The best measurement frameworks are not relying on cookies. There are identity companies out there. I think two of the companies that are the best in this area are Neustar and Visual IQ. Neustar has an identity-based framework, because they power a lot of Know Your Customer (KYC) for banks, phone companies… it’s incredible how much data they have. They map all the different advertising to this person at the core, and then the marketer understands the contribution that every single channel had.

Furthermore, with Facebook, almost nobody has the ability to know when a particular person has viewed an ad. Visual IQ and Neustar have gotten behind the walled garden of Facebook and many other platforms, and those platforms trust Neustar because of their strength in maintaining the integrity of people’s data and identity. As marketers, we can actually get visibility into that. The ability to make smart investment decisions and media allocation decisions, and to be able to forecast appropriately, is all made possible with this foundation.

CM: Another trend you cited was the need for companies to do good in the world. If a brand is not hitting the mark in terms of resonating with its purpose, do you have advice?

RP: I’ll start by talking a little bit about our brand. We are a Public Benefit Corp., and that means that in our charter, we have a responsibility to all of our stakeholders. This stakeholder model is extremely powerful. It has to start at the top; people in leadership at the company have to believe that a company’s job is to do some level of good in the world. In our case, we enable people to take control of their lives and be happier, because they are able to become their own boss. And we will stop at nothing to empower people to be successful in that journey.

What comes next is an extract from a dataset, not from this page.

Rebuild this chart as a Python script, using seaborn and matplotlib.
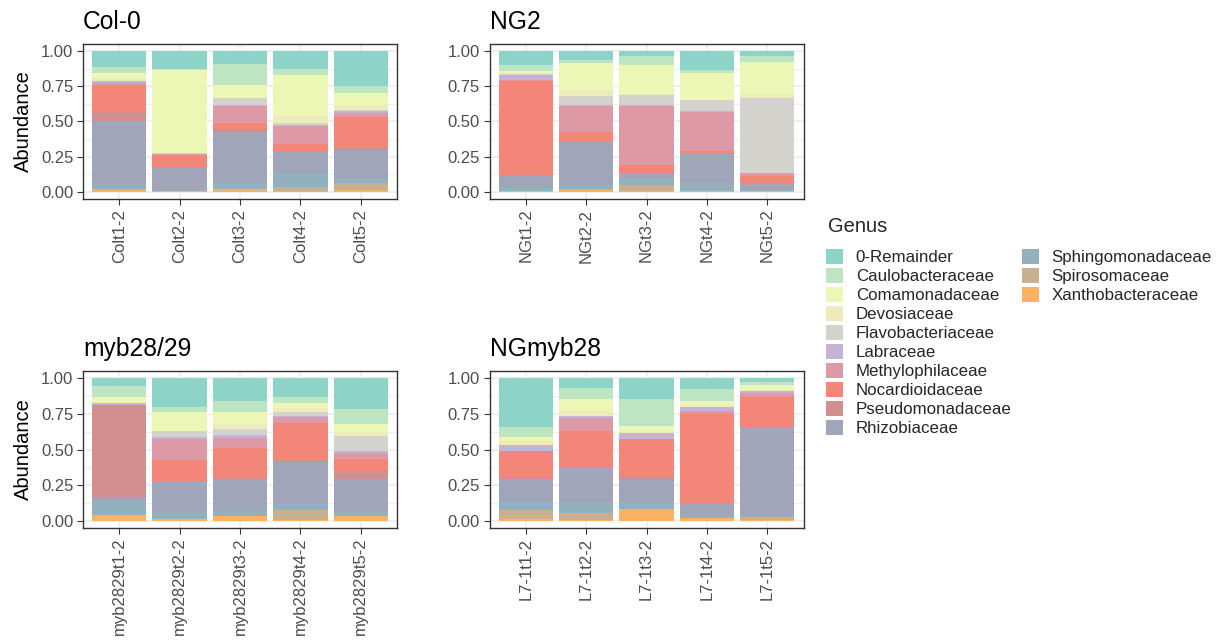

We think about our decisions through that lens. The investments that we made in ZenBusiness Academy, for example, which is education, and the future investments that we’re making in both the platform and different ways of giving back and connecting with our customers, are all with that framework in mind. And they may not always have a profit motive associated with it.

There are so many great things that come from being a business that has made a decision to do that, [such as] the ability to attract employees who feel like they want to make a difference in the world. When scrutinized by discerning buyers, like millennial and Gen Z shoppers, who care about buying from companies that align with their values, then we have the opportunity to win—especially against some large corporation that doesn’t really seem to care about its customers.

To answer your question about a company that may be looking to identify and find purpose, I would say, honestly, it has to start at the top. There’s a great book called Conscious Capitalism, written by John Mackey. It talks about the stakeholder model and how it can help an executive who’s trying to wrap their arms around how to do more good in the world with their company and a framework for that.

CM: Last question: What excites you the most about the marketing industry right now?

RP: There’s so many, but this is a trend that’s been emerging and the impact of it is going to be very broad. And that’s the rise of streaming video. Linear TV has been on the decline, and it’s notoriously difficult to measure. It’s possible to measure it, but it involves a lot of sampling. Streaming video is an amazing ad unit because it’s full screen, you have the person’s attention because they’re waiting to watch the rest of their show, and it’s not skippable like linear TV. As a result, you have an opportunity to make an impact with your advertising, and you can do it in a visual and audio way.

Furthermore, it’s addressable, meaning I can target specific people. If you’re watching a show, you might see a different ad than another person watching the same show. As a marketer, I have so much flexibility around showing my advertisement to the right person in the right context, in an ad unit that is immersive. And it’s growing like crazy, because people are cutting cords and moving over to app-based streaming. That’s a trend that is going to continue. I’m seeing it become an important part of a marketer’s media mix.